Stated task: Print only the lines from the top of the data through the line with "const scan_step = 0.25;", both included, skipping every picture.

Information provided:
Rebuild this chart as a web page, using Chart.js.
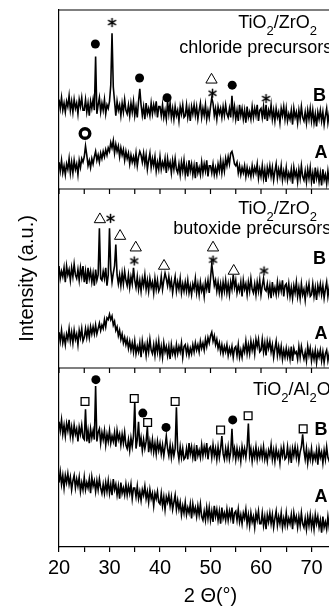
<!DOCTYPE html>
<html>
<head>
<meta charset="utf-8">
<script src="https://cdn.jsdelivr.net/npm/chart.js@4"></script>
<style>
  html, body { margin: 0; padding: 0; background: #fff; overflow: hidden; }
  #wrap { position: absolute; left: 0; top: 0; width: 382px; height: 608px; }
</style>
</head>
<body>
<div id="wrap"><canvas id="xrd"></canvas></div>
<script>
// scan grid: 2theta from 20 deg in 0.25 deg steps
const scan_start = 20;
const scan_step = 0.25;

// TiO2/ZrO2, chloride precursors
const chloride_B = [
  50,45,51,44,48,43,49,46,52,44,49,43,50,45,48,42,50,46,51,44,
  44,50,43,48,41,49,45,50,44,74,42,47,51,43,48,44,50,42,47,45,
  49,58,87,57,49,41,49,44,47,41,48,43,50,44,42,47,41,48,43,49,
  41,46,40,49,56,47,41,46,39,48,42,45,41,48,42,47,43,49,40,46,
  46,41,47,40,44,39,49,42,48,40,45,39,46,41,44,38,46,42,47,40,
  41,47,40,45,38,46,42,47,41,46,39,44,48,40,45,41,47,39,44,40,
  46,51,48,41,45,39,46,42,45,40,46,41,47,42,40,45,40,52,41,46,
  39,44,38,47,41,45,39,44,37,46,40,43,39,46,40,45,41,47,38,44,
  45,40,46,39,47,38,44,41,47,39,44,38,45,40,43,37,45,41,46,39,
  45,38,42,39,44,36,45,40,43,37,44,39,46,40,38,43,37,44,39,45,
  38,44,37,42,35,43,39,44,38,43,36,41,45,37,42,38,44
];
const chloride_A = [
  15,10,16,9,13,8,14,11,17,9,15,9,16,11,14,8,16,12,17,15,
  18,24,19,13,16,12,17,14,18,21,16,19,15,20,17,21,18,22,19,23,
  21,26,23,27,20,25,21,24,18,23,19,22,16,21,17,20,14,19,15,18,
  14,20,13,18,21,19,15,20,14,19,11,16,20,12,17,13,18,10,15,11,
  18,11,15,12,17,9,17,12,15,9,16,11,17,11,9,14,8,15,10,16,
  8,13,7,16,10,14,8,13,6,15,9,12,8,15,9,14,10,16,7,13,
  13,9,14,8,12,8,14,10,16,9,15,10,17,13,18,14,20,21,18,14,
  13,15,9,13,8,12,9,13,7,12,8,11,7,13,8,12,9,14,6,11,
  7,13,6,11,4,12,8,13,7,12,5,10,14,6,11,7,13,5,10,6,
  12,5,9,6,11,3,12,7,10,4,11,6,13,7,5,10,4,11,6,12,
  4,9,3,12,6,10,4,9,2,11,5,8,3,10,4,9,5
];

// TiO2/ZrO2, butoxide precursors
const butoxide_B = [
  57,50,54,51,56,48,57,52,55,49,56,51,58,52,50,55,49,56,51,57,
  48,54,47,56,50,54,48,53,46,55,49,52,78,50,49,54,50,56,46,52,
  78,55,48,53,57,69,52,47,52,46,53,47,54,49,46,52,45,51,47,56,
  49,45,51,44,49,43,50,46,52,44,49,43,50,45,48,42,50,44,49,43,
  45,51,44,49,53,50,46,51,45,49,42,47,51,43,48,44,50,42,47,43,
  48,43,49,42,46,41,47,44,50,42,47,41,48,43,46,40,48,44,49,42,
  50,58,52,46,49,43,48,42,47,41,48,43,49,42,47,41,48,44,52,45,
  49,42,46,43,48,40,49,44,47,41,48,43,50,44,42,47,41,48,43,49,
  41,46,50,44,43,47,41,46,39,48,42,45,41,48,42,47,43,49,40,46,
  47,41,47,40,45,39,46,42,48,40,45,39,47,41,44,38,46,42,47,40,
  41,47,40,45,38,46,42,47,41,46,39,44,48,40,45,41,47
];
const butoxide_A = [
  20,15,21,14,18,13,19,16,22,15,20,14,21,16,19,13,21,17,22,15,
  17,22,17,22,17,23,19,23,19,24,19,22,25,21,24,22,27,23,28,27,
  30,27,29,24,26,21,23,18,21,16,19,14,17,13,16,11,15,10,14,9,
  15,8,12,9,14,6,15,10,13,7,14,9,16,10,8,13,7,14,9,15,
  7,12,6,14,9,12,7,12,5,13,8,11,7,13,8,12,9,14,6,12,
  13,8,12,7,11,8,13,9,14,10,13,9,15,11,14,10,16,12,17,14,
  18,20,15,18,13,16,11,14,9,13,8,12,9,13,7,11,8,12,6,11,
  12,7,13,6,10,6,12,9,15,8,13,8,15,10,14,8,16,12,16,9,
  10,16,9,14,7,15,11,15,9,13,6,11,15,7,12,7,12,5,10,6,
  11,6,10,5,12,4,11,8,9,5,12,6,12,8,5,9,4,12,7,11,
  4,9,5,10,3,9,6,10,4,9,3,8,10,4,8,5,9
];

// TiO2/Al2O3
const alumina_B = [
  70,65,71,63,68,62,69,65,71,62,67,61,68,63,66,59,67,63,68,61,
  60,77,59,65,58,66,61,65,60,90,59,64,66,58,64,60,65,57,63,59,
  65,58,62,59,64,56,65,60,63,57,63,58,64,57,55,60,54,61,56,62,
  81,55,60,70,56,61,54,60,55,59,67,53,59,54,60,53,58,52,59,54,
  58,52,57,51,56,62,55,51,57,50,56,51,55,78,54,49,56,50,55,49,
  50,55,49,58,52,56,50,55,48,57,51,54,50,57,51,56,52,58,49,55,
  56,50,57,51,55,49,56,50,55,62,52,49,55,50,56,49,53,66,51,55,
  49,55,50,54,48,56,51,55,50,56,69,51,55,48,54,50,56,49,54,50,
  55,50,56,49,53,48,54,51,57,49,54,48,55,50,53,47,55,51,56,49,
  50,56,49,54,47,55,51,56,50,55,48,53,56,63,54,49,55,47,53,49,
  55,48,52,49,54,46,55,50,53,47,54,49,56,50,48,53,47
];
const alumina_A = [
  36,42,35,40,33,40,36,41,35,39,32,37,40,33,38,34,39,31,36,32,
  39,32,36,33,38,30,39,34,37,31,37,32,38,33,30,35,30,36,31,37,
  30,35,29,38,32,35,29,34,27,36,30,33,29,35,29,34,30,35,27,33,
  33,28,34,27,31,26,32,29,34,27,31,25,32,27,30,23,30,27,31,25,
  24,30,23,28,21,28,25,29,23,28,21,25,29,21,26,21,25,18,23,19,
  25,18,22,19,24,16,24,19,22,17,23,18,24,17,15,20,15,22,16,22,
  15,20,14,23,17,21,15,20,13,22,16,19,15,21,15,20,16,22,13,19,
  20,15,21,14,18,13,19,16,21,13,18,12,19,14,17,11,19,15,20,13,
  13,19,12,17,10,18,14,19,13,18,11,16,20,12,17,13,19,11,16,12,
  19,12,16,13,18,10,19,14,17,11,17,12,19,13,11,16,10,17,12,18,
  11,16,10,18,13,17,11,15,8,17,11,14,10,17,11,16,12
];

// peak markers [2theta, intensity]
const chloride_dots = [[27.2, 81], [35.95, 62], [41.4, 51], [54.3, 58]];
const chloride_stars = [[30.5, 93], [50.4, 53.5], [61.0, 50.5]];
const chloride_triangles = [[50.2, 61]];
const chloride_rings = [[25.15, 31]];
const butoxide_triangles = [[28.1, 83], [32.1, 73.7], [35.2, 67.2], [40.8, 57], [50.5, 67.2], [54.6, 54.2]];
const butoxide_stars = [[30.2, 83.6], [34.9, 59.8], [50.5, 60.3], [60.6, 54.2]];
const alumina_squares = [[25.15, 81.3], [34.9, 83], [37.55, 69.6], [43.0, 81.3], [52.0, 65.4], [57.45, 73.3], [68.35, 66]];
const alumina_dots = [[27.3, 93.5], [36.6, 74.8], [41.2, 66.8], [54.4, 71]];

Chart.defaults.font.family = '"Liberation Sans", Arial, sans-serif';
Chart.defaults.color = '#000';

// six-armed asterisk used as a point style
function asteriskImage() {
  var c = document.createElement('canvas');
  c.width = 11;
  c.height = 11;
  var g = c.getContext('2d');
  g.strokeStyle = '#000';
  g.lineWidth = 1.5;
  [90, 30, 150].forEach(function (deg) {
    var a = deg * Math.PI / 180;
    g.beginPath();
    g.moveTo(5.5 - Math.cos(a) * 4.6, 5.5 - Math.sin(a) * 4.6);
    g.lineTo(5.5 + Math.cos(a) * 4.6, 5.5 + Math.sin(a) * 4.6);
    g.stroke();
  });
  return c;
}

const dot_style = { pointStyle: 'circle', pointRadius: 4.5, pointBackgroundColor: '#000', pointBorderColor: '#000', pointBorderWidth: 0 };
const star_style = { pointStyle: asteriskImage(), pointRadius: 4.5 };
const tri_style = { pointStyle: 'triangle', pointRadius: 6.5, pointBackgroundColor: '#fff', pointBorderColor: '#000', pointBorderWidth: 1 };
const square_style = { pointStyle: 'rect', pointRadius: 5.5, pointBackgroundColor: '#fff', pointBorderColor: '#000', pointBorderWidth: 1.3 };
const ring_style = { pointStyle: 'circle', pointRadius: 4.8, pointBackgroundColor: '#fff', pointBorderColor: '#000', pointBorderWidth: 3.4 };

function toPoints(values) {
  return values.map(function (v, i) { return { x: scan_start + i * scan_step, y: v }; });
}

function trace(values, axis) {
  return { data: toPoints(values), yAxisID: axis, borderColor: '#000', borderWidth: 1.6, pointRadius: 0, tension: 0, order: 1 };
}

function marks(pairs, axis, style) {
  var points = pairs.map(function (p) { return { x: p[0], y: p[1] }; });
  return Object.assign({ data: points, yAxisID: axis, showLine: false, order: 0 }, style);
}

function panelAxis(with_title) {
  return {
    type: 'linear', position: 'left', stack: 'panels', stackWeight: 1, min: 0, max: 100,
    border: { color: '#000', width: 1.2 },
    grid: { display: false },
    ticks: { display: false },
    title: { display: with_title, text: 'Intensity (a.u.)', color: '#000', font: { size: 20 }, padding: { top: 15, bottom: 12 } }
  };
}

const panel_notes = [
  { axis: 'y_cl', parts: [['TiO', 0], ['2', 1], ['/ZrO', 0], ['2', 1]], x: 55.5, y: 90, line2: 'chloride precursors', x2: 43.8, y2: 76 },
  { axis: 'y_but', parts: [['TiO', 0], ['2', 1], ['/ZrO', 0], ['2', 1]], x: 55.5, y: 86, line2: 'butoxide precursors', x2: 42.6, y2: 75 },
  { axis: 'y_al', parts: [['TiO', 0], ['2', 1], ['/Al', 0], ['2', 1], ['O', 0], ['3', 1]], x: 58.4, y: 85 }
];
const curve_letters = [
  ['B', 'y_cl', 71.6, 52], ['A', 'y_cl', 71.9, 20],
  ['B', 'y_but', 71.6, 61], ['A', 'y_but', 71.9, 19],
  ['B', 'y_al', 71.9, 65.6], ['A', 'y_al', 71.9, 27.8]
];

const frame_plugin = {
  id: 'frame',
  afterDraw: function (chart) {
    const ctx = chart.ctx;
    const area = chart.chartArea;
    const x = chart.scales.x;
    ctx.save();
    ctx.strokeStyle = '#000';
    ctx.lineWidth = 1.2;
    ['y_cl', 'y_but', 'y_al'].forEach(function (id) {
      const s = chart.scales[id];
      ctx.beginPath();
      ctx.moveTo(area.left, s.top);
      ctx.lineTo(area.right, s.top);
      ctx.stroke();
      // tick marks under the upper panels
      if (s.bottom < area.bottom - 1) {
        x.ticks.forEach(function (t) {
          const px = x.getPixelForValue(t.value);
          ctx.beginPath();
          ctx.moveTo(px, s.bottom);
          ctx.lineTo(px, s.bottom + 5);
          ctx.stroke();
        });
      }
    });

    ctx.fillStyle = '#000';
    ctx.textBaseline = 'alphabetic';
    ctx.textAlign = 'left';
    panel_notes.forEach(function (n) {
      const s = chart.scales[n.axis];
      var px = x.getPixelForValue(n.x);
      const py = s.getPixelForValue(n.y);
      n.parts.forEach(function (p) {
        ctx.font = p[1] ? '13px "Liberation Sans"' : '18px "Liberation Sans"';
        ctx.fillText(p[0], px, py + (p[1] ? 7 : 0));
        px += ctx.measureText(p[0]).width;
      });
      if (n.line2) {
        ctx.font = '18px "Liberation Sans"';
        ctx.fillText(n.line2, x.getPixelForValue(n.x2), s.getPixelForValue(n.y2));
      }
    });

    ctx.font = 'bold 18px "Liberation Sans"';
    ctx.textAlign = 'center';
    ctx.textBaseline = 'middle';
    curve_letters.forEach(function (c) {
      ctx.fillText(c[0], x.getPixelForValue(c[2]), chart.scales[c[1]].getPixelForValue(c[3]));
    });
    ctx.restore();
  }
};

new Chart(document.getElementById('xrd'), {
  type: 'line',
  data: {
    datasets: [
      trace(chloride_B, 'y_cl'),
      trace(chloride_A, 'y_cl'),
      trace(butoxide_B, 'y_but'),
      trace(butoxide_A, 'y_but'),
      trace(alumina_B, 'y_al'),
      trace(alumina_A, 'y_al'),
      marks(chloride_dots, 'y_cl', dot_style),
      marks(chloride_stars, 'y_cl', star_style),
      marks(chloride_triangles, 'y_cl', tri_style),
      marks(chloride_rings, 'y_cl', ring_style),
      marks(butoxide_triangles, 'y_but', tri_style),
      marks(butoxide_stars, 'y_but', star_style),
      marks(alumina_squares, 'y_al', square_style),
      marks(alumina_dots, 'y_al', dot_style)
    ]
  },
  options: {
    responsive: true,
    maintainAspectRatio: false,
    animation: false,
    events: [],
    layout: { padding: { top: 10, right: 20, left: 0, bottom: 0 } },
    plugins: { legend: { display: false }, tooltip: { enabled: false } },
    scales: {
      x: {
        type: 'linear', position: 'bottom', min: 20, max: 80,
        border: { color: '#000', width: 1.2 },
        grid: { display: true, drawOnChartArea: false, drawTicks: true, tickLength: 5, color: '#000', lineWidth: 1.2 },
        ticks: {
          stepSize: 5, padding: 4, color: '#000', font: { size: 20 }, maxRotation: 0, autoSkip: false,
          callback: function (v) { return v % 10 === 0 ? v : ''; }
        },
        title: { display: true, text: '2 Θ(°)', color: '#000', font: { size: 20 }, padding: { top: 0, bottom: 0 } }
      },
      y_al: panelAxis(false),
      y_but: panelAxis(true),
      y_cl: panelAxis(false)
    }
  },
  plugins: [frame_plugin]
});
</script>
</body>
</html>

Result for this exercise:
Rebuild this chart as a web page, using Chart.js.
<!DOCTYPE html>
<html>
<head>
<meta charset="utf-8">
<script src="https://cdn.jsdelivr.net/npm/chart.js@4"></script>
<style>
  html, body { margin: 0; padding: 0; background: #fff; overflow: hidden; }
  #wrap { position: absolute; left: 0; top: 0; width: 382px; height: 608px; }
</style>
</head>
<body>
<div id="wrap"><canvas id="xrd"></canvas></div>
<script>
// scan grid: 2theta from 20 deg in 0.25 deg steps
const scan_start = 20;
const scan_step = 0.25;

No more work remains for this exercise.